Pansa, la verità e la storia: quando presentai “Il sangue dei vinti”

per Gian Franco Ferraris
Autore originale del testo: Gian Franco Ferraris

di Gian Franco Ferraris, 13 gennaio 2020

Ho conosciuto Giampaolo Pansa, quando presentai “Il sangue dei vinti” in occasione della sua vittoria al premio Acqui Storia nel 2003, libro  baciato da un successo editoriale enorme, che suscitò al contempo proteste e accuse da parte della stampa e degli storici della ‘sua’ sinistra, che da quel momento considerarono Pansa un traditore, un riabilitatore del fascismo, un giornalista che avrebbe scritto un libro per infangare la pagina luminosa della Resistenza.

In realtà avevo conosciuto Pansa molti anni prima a cavallo degli anni ’70 e ’80, quando scrissi la mia tesi di laurea sul dopoguerra nell’acquese e in provincia di Alessandria e mi imbattevo continuamente nella sua tesi di laurea (relatore il partigiano Guido Quazza) di venti anni prima che venne pubblicata da Laterza nel 1967 col titolo “Guerra partigiana tra Genova e il Po”. Uno dei libri più veri, dettagliati e approfonditi scritti sulla Resistenza. Questo libro era a quel tempo (fine anni ’70) esaurito e mi ritrovai a leggerlo, a fatica in parte a fotocopiarlo e in parte a trascriverlo a mano. Era un libro che mi ossessionava perchè tutte le volte che incontravo testimoni di quei tempi (reticenti o contraddittori su molti episodi), mi domandavo come Pansa fosse riuscito a fare una ricostruzione dei fatti così attenta alla verità storica.

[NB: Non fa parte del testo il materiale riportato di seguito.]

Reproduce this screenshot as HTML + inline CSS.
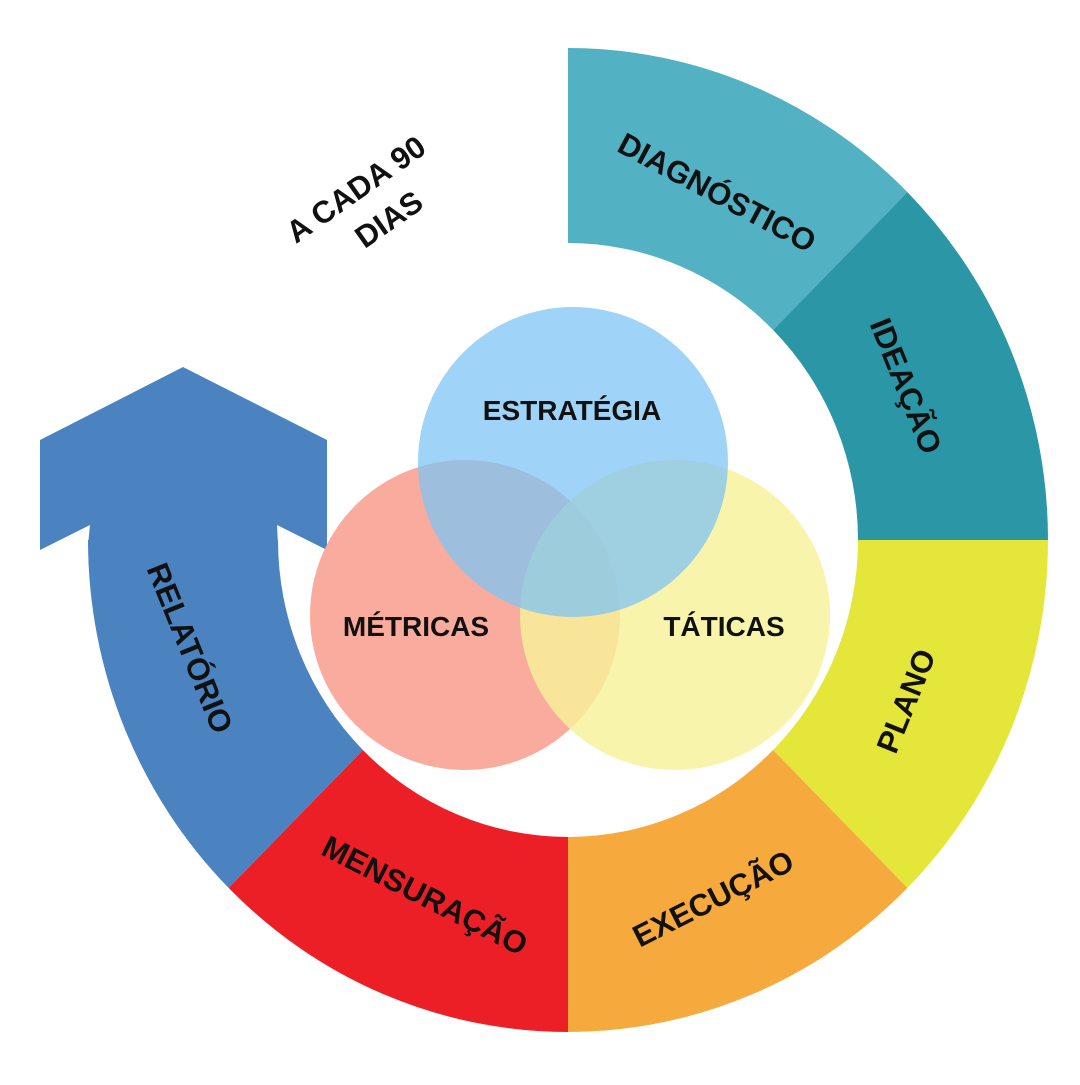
<!DOCTYPE html>
<html><head><meta charset="utf-8"><style>
html,body{margin:0;padding:0;background:#fff;}
svg text{font-family:"Liberation Sans",sans-serif;font-weight:bold;fill:#111;}
</style></head><body>
<svg width="1080" height="1080" viewBox="0 0 1080 1080" xmlns="http://www.w3.org/2000/svg">
<path d="M568,48 A480,492 0 0 1 907.4,192.1 L773.1,330 A290,297 0 0 0 568,243 Z" fill="#52b1c2"/>
<path d="M907.4,192.1 A480,492 0 0 1 1048,540 L858,540 A290,297 0 0 0 773.1,330 Z" fill="#2b97a6"/>
<path d="M1048,540 A480,492 0 0 1 907.4,887.9 L773.1,750 A290,297 0 0 0 858,540 Z" fill="#e5e63a"/>
<path d="M907.4,887.9 A480,492 0 0 1 568,1032 L568,837 A290,297 0 0 0 773.1,750 Z" fill="#f6a93c"/>
<path d="M568,1032 A480,492 0 0 1 228.6,887.9 L362.9,750 A290,297 0 0 0 568,837 Z" fill="#ec1f27"/>
<path d="M228.6,887.9 A480,492 0 0 1 88,540 L278,540 A290,297 0 0 0 362.9,750 Z" fill="#4a83c0"/>
<polygon points="40,550 40,440 183,367 327,440 327,550 277,525 278,545 88,545 90,525" fill="#4a83c0"/>
<circle cx="465" cy="615" r="155" fill="#f9ab9d"/>
<circle cx="675" cy="615" r="155" fill="#f8f198" fill-opacity="0.82"/>
<circle cx="573" cy="462" r="155" fill="#7fc4f4" fill-opacity="0.75"/>
<g font-size="28" text-anchor="middle">
<text x="572" y="420">ESTRATÉGIA</text>
<text x="416" y="636">MÉTRICAS</text>
<text x="724" y="636">TÁTICAS</text>
</g>
<g font-size="31" text-anchor="middle">
<text transform="translate(712,202) rotate(28)">DIAGNÓSTICO</text>
<text transform="translate(896,390) rotate(68)">IDEAÇÃO</text>
<text transform="translate(916,705) rotate(-68)">PLANO</text>
<text transform="translate(718,908) rotate(-27)">EXECUÇÃO</text>
<text transform="translate(420,905) rotate(27)">MENSURAÇÃO</text>
<text transform="translate(180,652) rotate(68)">RELATÓRIO</text>
<text transform="translate(362,198) rotate(-35)">A CADA 90</text>
<text transform="translate(395,228) rotate(-35)">DIAS</text>
</g>
</svg>
</body></html>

Probabilmente per questo motivo, Piero della libreria delle Terme mi chiese di presentare con l’autore “il sangue dei vinti” in occasione del premio assegnatogli. Lessi il libro nelle notti precedenti l’incontro e fu come ricevere un pugno nello stomaco, mi tormentavo nel tentativo di capire i motivi che avevano spinto Pansa a scrivere questa storia: le uccisioni sommarie dei fascisti anche dopo il 25 aprile, a Liberazione avvenuta. Io stesso nella mia tesi lessi gli atti di molti processi del dopoguerra avvenuti nei confronti di partigiani che avevano ucciso fascisti e a volte rimasi impressionato da tanti episodi di violenza, ma avevo ben presente un commovente testo di Cesare Pavese sulla guerra civile nel libro “La casa in collina” di cui in calce riporto un brano (1) e ritenevo, come penso ancora oggi, che aveva ragione Norberto Bobbio, “non si può confondere chi lottava dalla parte giusta e chi dalla parte sbagliata. Solo così si arriva a una memoria condivisa. “

Con questo stato d’animo mi presentai all’incontro, il pubblico era numerosissimo, si  sommava quello di orientamento neofascista a quelli che tradizionalmente costituivano il pubblico abituato ai libri di Giampaolo Pansa che a quel tempo era famosissimo perchè per anni era stato vice-direttore di Repubblica e per i libri di successo contro la scalata di Berlusconi alla Mondadori e al potere politico.

La mia introduzione fu lunghissima, minuziosamente avevo annotato parti in cui mi pareva che Pansa si fosse accanito, come quelle del «triangolo della morte» nel cuore dell’Emilia. Vidi un amico d’infanzia di sinistra Didi Olivieri che mi fece segno di tagliare, un gruppetto di destra iniziò a contestarmi e io risposi che avrebbero fatto meglio a ricordare i rastrellamenti alla Comunità ebraica di Acqui e di Casale Monferrato (Pansa era nato a Casale, sua madre era sarta e io sono di antica famiglia contadina antifascista). Gabriella Nervi oggi mi ha ricordato che a un certo punto con leggera eleganza Pansa mi disse  “posso parlare anch’io?”. Le ho chiesto se è stata una serata cupa, ma Gabriella gentile ha risposto, no – anzi, molto divertente anche perchè Pansa è stato brillante e avvincente. Lo scrittore pubblicamente già quella sera mi ringraziò per la singolare presentazione, ma alcuni anni dopo, mentre ero a un gazebo del Pd, nella campagna elettorale da sindaco di Acqui (che persi), si fece accompagnare da un noto reazionario locale (che si mantenne a distanza di sicurezza) e mi disse che era venuto ad omaggiarmi in memoria del fatto che ero stato l’unico esponente di sinistra che aveva avuto il coraggio di presentare il suo libro. Durante quella campagna elettorale un vecchio amico, Raffaello Salvatore, mi raccontò di alcune frange di sinistra che erano restie a votarmi perchè anni prima avevo presentato “Il sangue dei vinti”.